Thursday, September 22, 2011

The face of Innocence?

This day started badly for me, but at least it started. That's more than I can say for Troy Davis, the 35th US citizen to be put to death this year by We The People, by a government that purports to represent our will. The People -- that would be me, or so I've been taught to believe. Mr. Davis lost his life to prison for twenty years, stuck there after having been prosecuted on flimsy evidence (no concrete evidence linked him to the crime) and found guilty of the murder of a white off-duty cop in the state of Georgia. He filed several appeals, including for clemency, always insisted on his innocence, his requests for a polygraph denied, and, just to make sure their point was made, the holding facility in which he awaited his death by lethal injection at the hands of a crowd of grateful Christians approaching "closure", denied him the comfort of a visit from his pastor in the hours before he was executed.

It's possible Mr. Davis was the only true Christian in the room at the time of his death, as the murdered policeman's family, including his two sons, witnessed the calculated, slow murder of a black man. In a final gesture of Christian kindness, Mr. Davis raised his head from the gurney to tell the dead cops' family he was "sorry for their loss" and reassure them he did not kill their father, son, husband, that he hoped they would try to find the real killer, and then proceeded to forgive his murderers (as Jesus forgave those who executed him), to bless them, before laying his head down to have what was left of his life taken from him.

All that time there was a LAWYER in the White House, a man who understood clearly how flimsy the case against this man was, a man who could have granted this man clemency at the last minute, after all appeals, including one that took the US Supreme Court an unusual four hours to finally deny, had been exhausted. The President knew there was no evidence against this man. But no, Ol' Hand-Picked, pippin' honky Obama wasn't touchin this one with a ten foot pole.

There's a scene in The West Wing in which President Bartlet asks an aide, "Why is a Kundunese [black] life worth less to me than an American one?" To which his aide (who he fully expects will exonerate him) bravely replies, "I don't know, Mr. President, but it is."

Man, Obama could use an aide like that.

“Indeed I tremble for my country when I reflect that God is just: that his justice can­not sleep for ever.”
Thomas Jefferson, Notes on the State of Virginia

That quote requires some thought. Read it again. Jefferson's warning cautions us to administer justice fairly, that eventually we will pay for not doing so.

In the early seventies a friend of mine was arrested for throwing watermelons on the White House lawn, protesting some racist policy or other.
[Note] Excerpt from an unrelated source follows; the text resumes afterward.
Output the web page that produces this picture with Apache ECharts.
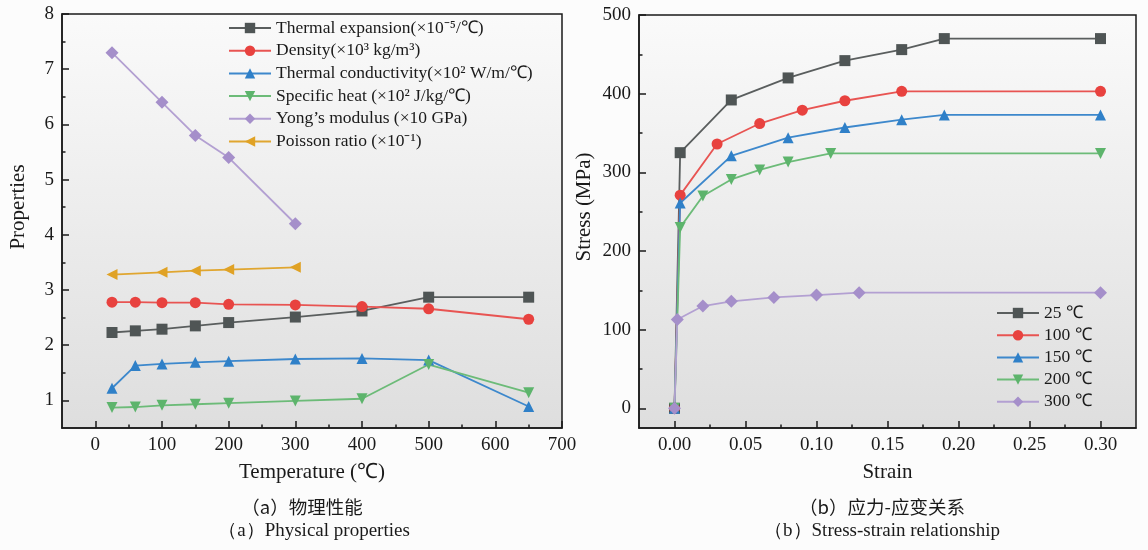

Were I Troy Davis' mother, I'd have a few choice words for my homey in the White House. A few watermelons wouldn't even begin to express my rage.

The entire nation of Greece is on strike, clogging the streets with fury and their refusal to be forced to their knees as the bitches of the rentier bankers. The world condemns America's use of the death penalty, both here at home and via covert government and military "actions". But this is how we vent our rage at the results of our own lousy political choices. We vent it at innocents around the world, mindless acts of blaming the victim. The Nation in Denial, armed to the teeth and loaded for bear.
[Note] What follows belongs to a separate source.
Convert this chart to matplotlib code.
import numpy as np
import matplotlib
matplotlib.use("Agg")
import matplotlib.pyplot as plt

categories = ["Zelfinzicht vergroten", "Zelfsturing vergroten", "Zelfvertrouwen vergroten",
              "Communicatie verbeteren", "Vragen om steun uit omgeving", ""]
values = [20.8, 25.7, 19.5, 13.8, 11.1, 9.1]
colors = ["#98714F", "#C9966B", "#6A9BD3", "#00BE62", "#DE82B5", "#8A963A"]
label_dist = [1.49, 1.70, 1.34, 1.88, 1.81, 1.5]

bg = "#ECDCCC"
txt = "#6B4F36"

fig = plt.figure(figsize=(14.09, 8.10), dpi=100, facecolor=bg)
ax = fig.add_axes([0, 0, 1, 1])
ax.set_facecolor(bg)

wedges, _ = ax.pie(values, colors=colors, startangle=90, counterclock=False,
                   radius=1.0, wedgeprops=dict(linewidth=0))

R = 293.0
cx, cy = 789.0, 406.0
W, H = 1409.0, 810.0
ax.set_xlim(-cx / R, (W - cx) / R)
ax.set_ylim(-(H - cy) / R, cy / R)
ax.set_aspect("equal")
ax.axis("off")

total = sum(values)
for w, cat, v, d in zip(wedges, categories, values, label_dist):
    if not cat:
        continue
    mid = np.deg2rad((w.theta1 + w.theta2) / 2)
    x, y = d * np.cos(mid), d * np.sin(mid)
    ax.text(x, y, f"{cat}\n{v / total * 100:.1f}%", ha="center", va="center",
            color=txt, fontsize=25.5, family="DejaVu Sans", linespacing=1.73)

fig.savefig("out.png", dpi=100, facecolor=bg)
While in America's streets, cowardice reigns.

Except of course for the youthful few here. And right on, there.

Here's the letter Troy posted to those who tried to help him.

To All:

I want to thank all of you for your efforts and dedication to Human Rights and Human Kindness, in the past year I have experienced such emotion, joy, sadness and never ending faith. It is because of all of you that I am alive today, as I look at my sister Martina I am marveled by the love she has for me and of course I worry about her and her health, but as she tells me she is the eldest and she will not back down from this fight to save my life and prove to the world that I am innocent of this terrible crime.

As I look at my mail from across the globe, from places I have never ever dreamed I would know about and people speaking languages and expressing cultures and religions I could only hope to one day see first hand. I am humbled by the emotion that fills my heart with overwhelming, overflowing Joy. I can’t even explain the insurgence of emotion I feel when I try to express the strength I draw from you all, it compounds my faith and it shows me yet again that this is not a case about the death penalty, this is not a case about Troy Davis, this is a case about Justice and the Human Spirit to see Justice prevail.

I cannot answer all of your letters but I do read them all, I cannot see you all but I can imagine your faces, I cannot hear you speak but your letters take me to the far reaches of the world, I cannot touch you physically but I feel your warmth everyday I exist.

So Thank you and remember I am in a place where execution can only destroy your physical form but because of my faith in God, my family and all of you I have been spiritually free for some time and no matter what happens in the days, weeks to come, this Movement to end the death penalty, to seek true justice, to expose a system that fails to protect the innocent must be accelerated. There are so many more Troy Davis’. This fight to end the death penalty is not won or lost through me but through our strength to move forward and save every innocent person in captivity around the globe. We need to dismantle this Unjust system city by city, state by state and country by country.

I can’t wait to Stand with you, no matter if that is in physical or spiritual form, I will one day be announcing,

“I AM TROY DAVIS, and I AM FREE!”

Never Stop Fighting for Justice and We will Win!